* Set task *
Return, without pictures, the lines from the start of the data through the one that contains "emprunts validés en".

* Start *

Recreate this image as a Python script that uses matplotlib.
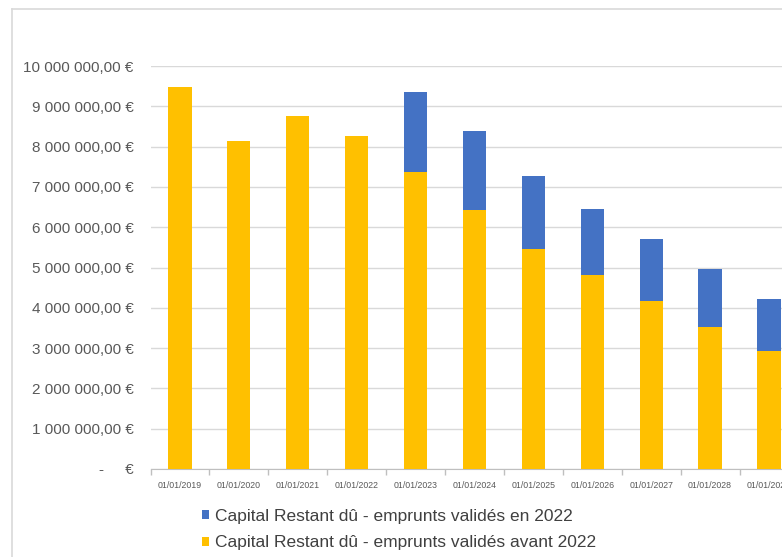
import matplotlib
matplotlib.use("Agg")
import matplotlib.pyplot as plt
from matplotlib.lines import Line2D
from matplotlib.ticker import FuncFormatter

# Capital restant dû au 1er janvier de chaque année
dates = ["01/01/2019", "01/01/2020", "01/01/2021", "01/01/2022", "01/01/2023",
         "01/01/2024", "01/01/2025", "01/01/2026", "01/01/2027", "01/01/2028",
         "01/01/2029"]
avant_2022 = [9.49e6, 8.15e6, 8.76e6, 8.26e6, 7.36e6, 6.43e6, 5.46e6, 4.81e6,
              4.16e6, 3.52e6, 2.94e6]
en_2022 = [0, 0, 0, 0, 1.99e6, 1.95e6, 1.82e6, 1.65e6, 1.55e6, 1.44e6, 1.27e6]

JAUNE = "#FFC000"
BLEU = "#4472C4"
GRIS_TXT = "#595959"

plt.rcParams["font.family"] = ["Liberation Sans", "DejaVu Sans"]

W, H = 782, 557
fig = plt.figure(figsize=(W / 100, H / 100), dpi=100)

# zone de tracé : l'axe déborde volontairement à droite
x0, x1 = 150.5, 150.5 + 11 * 58.9
y_top, y_bot = 66, 469
ax = fig.add_axes([x0 / W, (H - y_bot) / H, (x1 - x0) / W, (y_bot - y_top) / H])

x = range(len(dates))
ax.bar(x, avant_2022, width=0.395, color=JAUNE, zorder=3,
       label="Capital Restant dû - emprunts validés avant 2022")
ax.bar(x, en_2022, width=0.395, bottom=avant_2022, color=BLEU, zorder=3,
       label="Capital Restant dû - emprunts validés en 2022")

ax.set_xlim(-0.5, len(dates) - 0.5)
ax.set_ylim(0, 10e6)
ax.set_yticks([i * 1e6 for i in range(11)])


def euros(v, pos):
    if v == 0:
        return "-     €"
    s = f"{v:,.2f}".replace(",", " ").replace(".", ",")
    return s + " €"


ax.yaxis.set_major_formatter(FuncFormatter(euros))
ax.tick_params(axis="y", length=0, pad=12, labelsize=11, labelcolor=GRIS_TXT)
ax.grid(axis="y", color="#d9d9d9", linewidth=1, zorder=0)

ax.set_xticks(list(x))
ax.set_xticklabels(dates)
ax.set_xticks([i - 0.5 for i in range(len(dates) + 1)], minor=True)
ax.tick_params(axis="x", which="major", length=0, pad=9, labelsize=6.3,
               labelcolor=GRIS_TXT)
ax.tick_params(axis="x", which="minor", length=4, color="#bfbfbf", width=1)

for side in ["left", "right", "top"]:
    ax.spines[side].set_visible(False)
ax.spines["bottom"].set_color("#bfbfbf")

# légende : bleu en premier
h, l = ax.get_legend_handles_labels()
fig.legend([h[1], h[0]], [l[1], l[0]], loc="upper left",
           bbox_to_anchor=(186 / W, (H - 493) / H), frameon=False,
           fontsize=12.5, labelcolor="#404040", handlelength=0.45,
           handleheight=0.45, handletextpad=0.3, labelspacing=0.68)

# bordure du graphique
fig.add_artist(Line2D([12 / W, 12 / W], [-0.1, (H - 9) / H], color="#d9d9d9",
                      linewidth=1.2, transform=fig.transFigure))
fig.add_artist(Line2D([12 / W, 1.1], [(H - 9) / H, (H - 9) / H], color="#d9d9d9",
                      linewidth=1.2, transform=fig.transFigure))

fig.savefig("out.png", dpi=100)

* End *

* Exercise solution *
Recreate this image as a Python script that uses matplotlib.
import matplotlib
matplotlib.use("Agg")
import matplotlib.pyplot as plt
from matplotlib.lines import Line2D
from matplotlib.ticker import FuncFormatter

# Capital restant dû au 1er janvier de chaque année
dates = ["01/01/2019", "01/01/2020", "01/01/2021", "01/01/2022", "01/01/2023",
         "01/01/2024", "01/01/2025", "01/01/2026", "01/01/2027", "01/01/2028",
         "01/01/2029"]
avant_2022 = [9.49e6, 8.15e6, 8.76e6, 8.26e6, 7.36e6, 6.43e6, 5.46e6, 4.81e6,
              4.16e6, 3.52e6, 2.94e6]
en_2022 = [0, 0, 0, 0, 1.99e6, 1.95e6, 1.82e6, 1.65e6, 1.55e6, 1.44e6, 1.27e6]

JAUNE = "#FFC000"
BLEU = "#4472C4"
GRIS_TXT = "#595959"

plt.rcParams["font.family"] = ["Liberation Sans", "DejaVu Sans"]

W, H = 782, 557
fig = plt.figure(figsize=(W / 100, H / 100), dpi=100)

# zone de tracé : l'axe déborde volontairement à droite
x0, x1 = 150.5, 150.5 + 11 * 58.9
y_top, y_bot = 66, 469
ax = fig.add_axes([x0 / W, (H - y_bot) / H, (x1 - x0) / W, (y_bot - y_top) / H])

x = range(len(dates))
ax.bar(x, avant_2022, width=0.395, color=JAUNE, zorder=3,
       label="Capital Restant dû - emprunts validés avant 2022")
ax.bar(x, en_2022, width=0.395, bottom=avant_2022, color=BLEU, zorder=3,
       label="Capital Restant dû - emprunts validés en 2022")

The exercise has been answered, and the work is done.